C’est à cette culture de l’échange qu’il convient donc de s’attaquer en soutenant en contre-poids des notions comme le respect des mandats électoraux et la reddition de comptes aux électeurs. La transparence ne peut être qu’un outil secondaire dans un tel effort. Ce qu’il faut surtout faire, c’est changer le modèle de financement du travail euro-parlementaire.
Il est inutile de continuer à distribuer tant d’argent aux eurodéputés afin de rendre leur mandat plus intéressant financièrement. Il n’est pas normal, par exemple, de leur attribuer un per diem de 338 € pour être à Bruxelles, le lieu de leur travail (entre 4000 € et 5000 € par mois). D’autres indemnités, comme les frais de bureau de 4778 € mensuels, doivent être ramenées à des montants plus raisonnables. Le «Qatargate», et bien d’autres affaires avant lui (le «cash for amendments scandal» de 2011, le «Dalligate» de 2012, plusieurs cas de malversations de fonds par des députés, etc.) soulignent qu’aucun montant légalement empoché par les mandataires publics ne peut garantir leur incorruptibilité.
Une limitation significative des indemnités parlementaires permettrait de renforcer le Service de recherche du Parlement européen (EPRS) et d’élargir son mandat pour collaborer davantage avec les eurodéputés. Actuellement, les eurodéputés peuvent demander toute sorte d’aide à l’EPRS (collecte des données, analyses, etc.) sauf la plus importante: la rédaction de textes et d’amendements législatifs. Ce travail de rédaction est le premier service qu’offrent les lobbies aux eurodéputés.

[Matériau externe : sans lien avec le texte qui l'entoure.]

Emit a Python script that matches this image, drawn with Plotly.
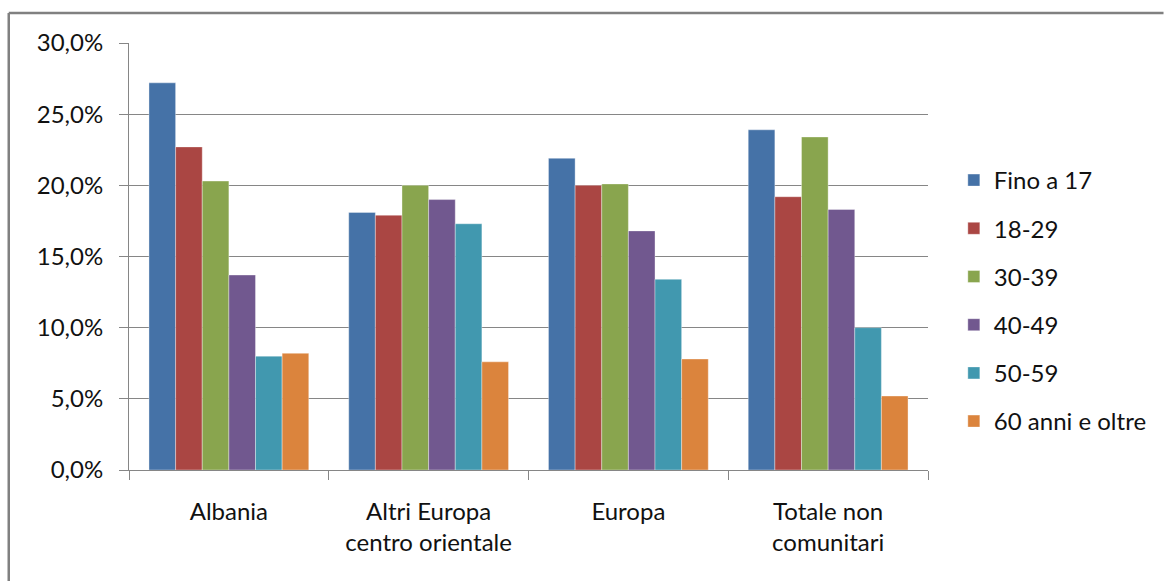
import plotly.graph_objects as go

categories = ["Albania", "Altri Europa<br>centro orientale", "Europa", "Totale non<br>comunitari"]
series_names = ["Fino a 17", "18-29", "30-39", "40-49", "50-59", "60 anni e oltre"]

fino_a_17 = [27.2, 18.1, 21.9, 23.9]
s18_29 = [22.7, 17.9, 20.0, 19.2]
s30_39 = [20.3, 20.0, 20.1, 23.4]
s40_49 = [13.7, 19.0, 16.8, 18.3]
s50_59 = [8.0, 17.3, 13.4, 10.0]
s60_oltre = [8.2, 7.6, 7.8, 5.2]

y_ticks = [0, 5, 10, 15, 20, 25, 30]
y_tick_labels = ["0,0%", "5,0%", "10,0%", "15,0%", "20,0%", "25,0%", "30,0%"]

colors = ["#4572A7", "#AA4643", "#89A54E", "#71588F", "#4198AF", "#DB843D"]
all_series = [fino_a_17, s18_29, s30_39, s40_49, s50_59, s60_oltre]

W, H = 1164, 581
L, R, T, B = 129, 933, 43, 470
pw, ph = R - L, B - T

font = "Lato, 'Open Sans', sans-serif"

fig = go.Figure()
for i, (name, vals) in enumerate(zip(series_names, all_series)):
    fig.add_trace(go.Bar(
        x=categories, y=vals, name=name,
        marker=dict(color=colors[i], line=dict(width=0.6, color="rgba(255,255,255,0.6)")),
        legendgroup=f"g{i}",
    ))

def px_x(p):
    return (p - L) / pw

def px_y(p):
    return (B - p) / ph

fig.update_layout(
    width=W, height=H,
    margin=dict(l=L, r=W - R, t=T, b=H - B, pad=0),
    paper_bgcolor="white", plot_bgcolor="white",
    barmode="group", bargap=0.2, bargroupgap=0,
    font=dict(family=font, size=24, color="#111111"),
    legend=dict(
        x=px_x(959), y=px_y(158), xanchor="left", yanchor="top",
        traceorder="grouped", tracegroupgap=14,
        font=dict(size=24, family=font, color="#111111"),
        bgcolor="rgba(0,0,0,0)",
    ),
    xaxis=dict(
        showline=True, linecolor="#868686", linewidth=1,
        ticks="outside", tickson="boundaries", ticklen=9, tickcolor="#868686",
        ticklabelstandoff=20, showgrid=False,
        tickfont=dict(size=24),
    ),
    yaxis=dict(
        range=[0, 30], tickvals=y_ticks, ticktext=y_tick_labels,
        showline=True, linecolor="#868686", linewidth=1,
        ticks="outside", ticklen=9, tickcolor="#868686",
        showgrid=True, gridcolor="#868686", gridwidth=1,
        zeroline=False, ticklabelstandoff=11,
        tickfont=dict(size=24),
    ),
    shapes=[
        dict(type="line", xref="paper", yref="paper",
             x0=px_x(8), x1=px_x(1170), y0=px_y(13), y1=px_y(13),
             line=dict(color="#808080", width=2.5)),
        dict(type="line", xref="paper", yref="paper",
             x0=px_x(8), x1=px_x(8), y0=px_y(13), y1=px_y(590),
             line=dict(color="#808080", width=2.5)),
    ],
)

fig.write_html(
    "out.html",
    config={"displayModeBar": False},
    post_script="document.body.style.margin='0';document.body.style.overflow='hidden';",
)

Il constitue le point de départ de toute influence et alimente certaines situations de dépendance quand ce service est offert régulièrement. Si les députés pouvaient compter sur le soutien d’un service public puissant, en mesure de traduire leurs priorités et aspirations politiques, via des textes concrets et solides juridiquement, un levier important de l’influence des intérêts organisés disparaîtrait.
Réussir son rapport dans la plénière et faire accepter une partie considérable de celui-ci par le Conseil de l’UE lors des trilogues ne dépendrait plus du soutien des lobbies qu’un député pourrait rallier, car il pourrait compter sur un soutien technique global de la part de l’administration. Ceci pourrait amener à un changement important dans la culture de travail, en donnant aux eurodéputés les outils nécessaires pour réaliser les mandats qu’ils ont reçus des électeurs, indépendamment des différents intérêts organisés.
Au-delà d’une transparence réellement contraignante et de la réforme du mode de financement du travail parlementaire, une troisième mesure cruciale est absente tant de la résolution du 15 décembre 2022 que des propositions de R. Metsola: l’interdiction pure et simple de tout emploi parallèle des eurodéputés, comme c’est le cas pour les Commissaires européens. Entre suivi des réunions, travail de préparation, négociations internes et externes et travail de terrain, la semaine de travail d’un député qui respecte le mandat de ses électeurs atteint aisément les 50 ou 60 heures. C’est bien pour cela que ce mandat s’accompagne d’un salaire confortable et d’une allocation de transition à l’issue de celui-ci. Aucune raison ne justifie donc de continuer à autoriser environ un eurodéputé sur trois à conserver ses contrats de travail en parallèle. Le Parlement européen n’a plus le luxe de laisser subsister ces points d’ombre.